Republicans reacted strongly; Mitch McConnell described the appointments as an “unprecedented move” that “arrogantly circumvented the American people,” while John Boehner described today’s action as “an extraordinary and entirely unprecedented power grab by President Obama that defies centuries of practice and the legal advice of his own Justice Department.” Boehner’s characterization is harsh but correct.
For everything you want to know about recess appointments, check out this article on the subject by the Congressional Research Service. Here are some of the key points:
The Constitution does not specify the length of time that the Senate must be in recess before the President may make a recess appointment. Over time, the Department of Justice has offered differing views on this question, and no settled understanding appears to exist. In 1993, however, a Department of Justice brief implied that the President may make a recess appointment during a recess of more than three days.10 In doing so, the brief linked the minimum recess length with Article I, Section 5, clause 4 of the U.S. Constitution. This “Adjournments Clause” provides that “Neither House, during the Session of Congress, shall, without the Consent of the other, adjourn for more than three days ….” …
The historical instances cited here indicate that recess appointments have, on occasion, been attempted during sine die adjournments of three days or fewer. Nevertheless, the instances cited here each have unique characteristics, and their potential applicability under current practices and conditions remains open to question. 35 As far as can be determined, no succeeding President has made recess appointments under similar circumstances. The shortest recess during which appointments have been made during the past 20 years was 10 days.

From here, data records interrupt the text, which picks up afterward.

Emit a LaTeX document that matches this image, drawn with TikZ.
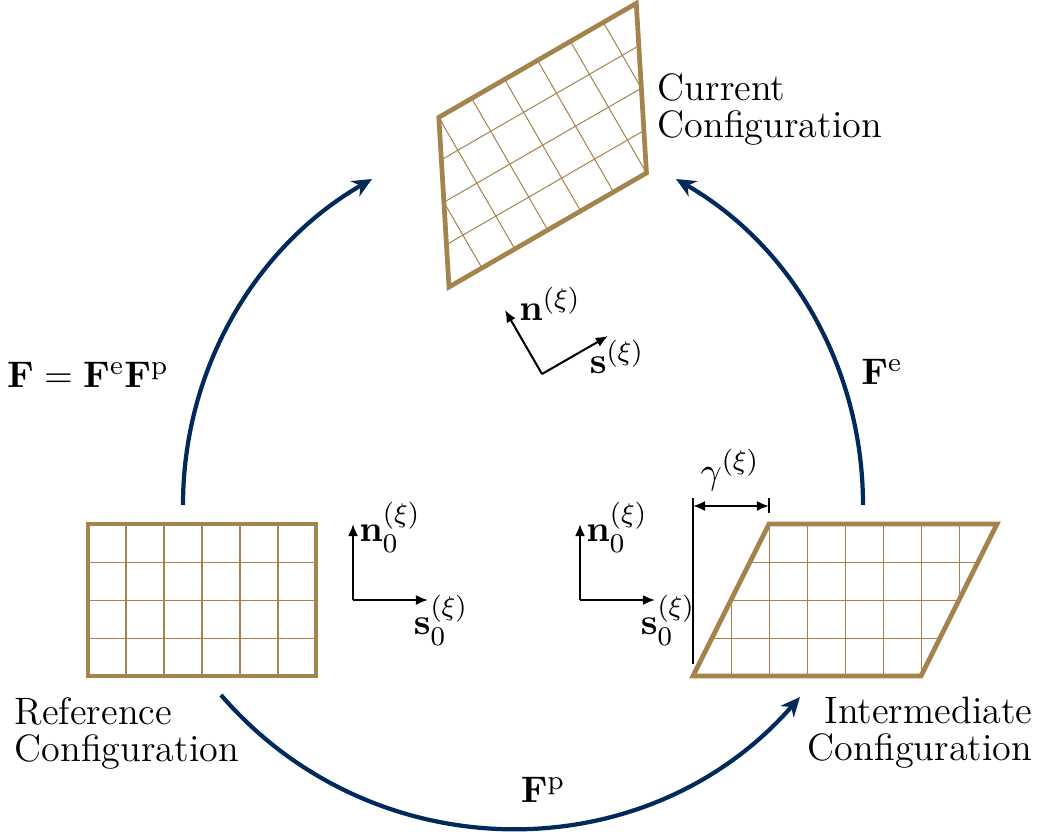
\documentclass[tikz,border=0pt]{standalone}
\usepackage{amsmath}
\usepackage{amssymb}
\usepackage{xcolor}
\usetikzlibrary{arrows.meta, positioning}
\definecolor{navyarc}{HTML}{002A5C}
\definecolor{grainbrown}{HTML}{A4834C}
\tikzset{
    every node/.style={inner sep=0pt,font=\fontsize{10.95}{10.95}\selectfont},
    configname/.style={font=\fontsize{11.3}{10.95}\selectfont},
    frameline/.style={grainbrown,line width=1.4pt,line join=miter},
    gridline/.style={grainbrown,line width=0.3pt},
    maparc/.style={navyarc,line width=1.25pt,-{Stealth[length=5.8pt,width=5.2pt]}},
    slipaxis/.style={black,line width=0.6pt,-{Latex[length=3.6pt,width=3pt]}},
}

\begin{document}
\begin{tikzpicture}[x=0.104mm,y=0.104mm]
    \useasboundingbox (0,0) rectangle (1042,833);

    % reference grains
    \begin{scope}[shift={(88,157)}]
        \foreach \gx in {38,76,...,190}
            \draw[gridline] (\gx,0) -- (\gx,152);
        \foreach \gy in {38,76,114}
            \draw[gridline] (0,\gy) -- (228,\gy);
        \draw[frameline] (0,0) rectangle (228,152);
    \end{scope}

    % intermediate and current grains: same shear, current one rotated
    \foreach \ox/\oy/\rot in {693/157/0, 449/546/30} {
        \begin{scope}[shift={(\ox,\oy)},rotate=\rot]
            \begin{scope}
                \clip (0,0) -- (228,0) -- (304,152) -- (76,152) -- cycle;
                \foreach \gx in {38,76,...,266}
                    \draw[gridline] (\gx,0) -- (\gx,152);
                \foreach \gy in {38,76,114}
                    \draw[gridline] (0,\gy) -- (304,\gy);
            \end{scope}
            \draw[frameline] (0,0) -- (228,0) -- (304,152) -- (76,152) -- cycle;
        \end{scope}
    }

    % slip systems
    \coordinate (refO) at (353,233);
    \coordinate (refS) at (428,233);
    \coordinate (refN) at (353,309);
    \coordinate (intO) at (580,233);
    \coordinate (intS) at (655,233);
    \coordinate (intN) at (580,309);
    \coordinate (curO) at (542,459);
    \coordinate (curS) at (608,497);
    \coordinate (curN) at (505,523);
    \draw[slipaxis] (refO) -- (refS);
    \draw[slipaxis] (refO) -- (refN);
    \draw[slipaxis] (intO) -- (intS);
    \draw[slipaxis] (intO) -- (intN);
    \draw[slipaxis] (curO) -- (curS);
    \draw[slipaxis] (curO) -- (curN);

    \node (refNlab) at (390,306) {$\mathbf{n}_0^{(\xi)}$};
    \node (refSlab) at (441,213) {$\mathbf{s}_0^{(\xi)}$};
    \node (intNlab) at (617,306) {$\mathbf{n}_0^{(\xi)}$};
    \node (intSlab) at (668,213) {$\mathbf{s}_0^{(\xi)}$};
    \node (curNlab) at (550,529) {$\mathbf{n}^{(\xi)}$};
    \node (curSlab) at (617,476) {$\mathbf{s}^{(\xi)}$};

    % shear measure
    \coordinate (shearB) at (693,169);
    \coordinate (shearT) at (693,335);
    \coordinate (tickB) at (769,320);
    \coordinate (tickT) at (769,335);
    \coordinate (dimL) at (693,327);
    \coordinate (dimR) at (769,327);
    \draw[line width=0.6pt] (shearB) -- (shearT);
    \draw[line width=0.6pt] (tickB) -- (tickT);
    \draw[line width=0.6pt,{Latex[length=3.6pt,width=3pt]}-{Latex[length=3.6pt,width=3pt]}] (dimL) -- (dimR);
    \node (gammalab) at (730,363) {$\gamma^{(\xi)}$};

    % maps between configurations
    \coordinate (refTop) at (183,328);
    \coordinate (curLeft) at (372,654);
    \coordinate (intTop) at (863,328);
    \coordinate (curRight) at (676,654);
    \coordinate (refBot) at (221,138);
    \coordinate (intBot) at (800,136);
    \draw[maparc] (refTop) to[out=90,in=210,looseness=0.92] (curLeft);
    \draw[maparc] (intTop) to[out=90,in=-30,looseness=0.92] (curRight);
    \draw[maparc] (refBot) to[bend right=49,looseness=1.03] (intBot);

    \node (Flab) at (88,458) {$\mathbf{F}=\mathbf{F}^{\mathrm{e}}\mathbf{F}^{\mathrm{p}}$};
    \node (Felab) at (882,461) {$\mathbf{F}^{\mathrm{e}}$};
    \node (Fplab) at (543,43) {$\mathbf{F}^{\mathrm{p}}$};

    % configuration names
    \node[configname,anchor=west,align=left] (curName) at (657,724) {Current\\Configuration};
    \node[configname,anchor=west,align=left] (refName) at (14,100) {Reference\\Configuration};
    \node[configname,anchor=east,align=right] (intName) at (1033,100) {Intermediate\\Configuration};
\end{tikzpicture}
\end{document}
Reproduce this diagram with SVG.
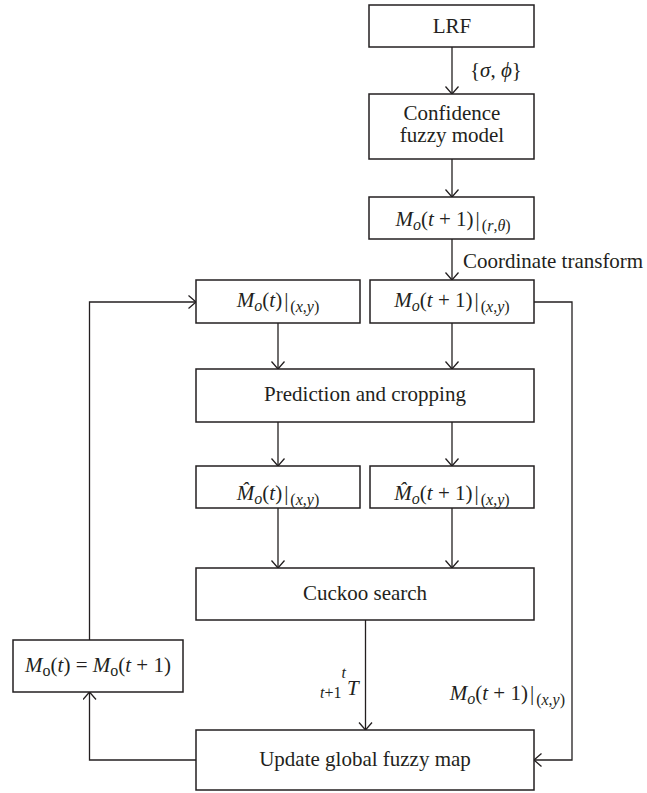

In 2010, the Obama administration expressed its agreement with the three-day rule:
Mr. Obama’s own top constitutional lawyers affirmed that view in 2010 in another case involving recess appointments. Asked what the standard was for making recess appointments, then-Deputy Solicitor General Neal Katyal told the justices the administration agreed with the three-day rule.
“The recess appointment power can work in a recess. I think our office has opined the recess has to be longer than 3 days,” Mr. Katyal said.
The Senate was in pro forma session yesterday, so there is no recess and Obama’s appointments are invalid by any historical or legal–according to his own Department of Justice–standard.
This is classic Barack Obama. Heedless of history, American tradition and the law, he cares about nothing but his own political interests. If his appointees were people of integrity, they would decline to assume the offices to which Obama purports to appoint them.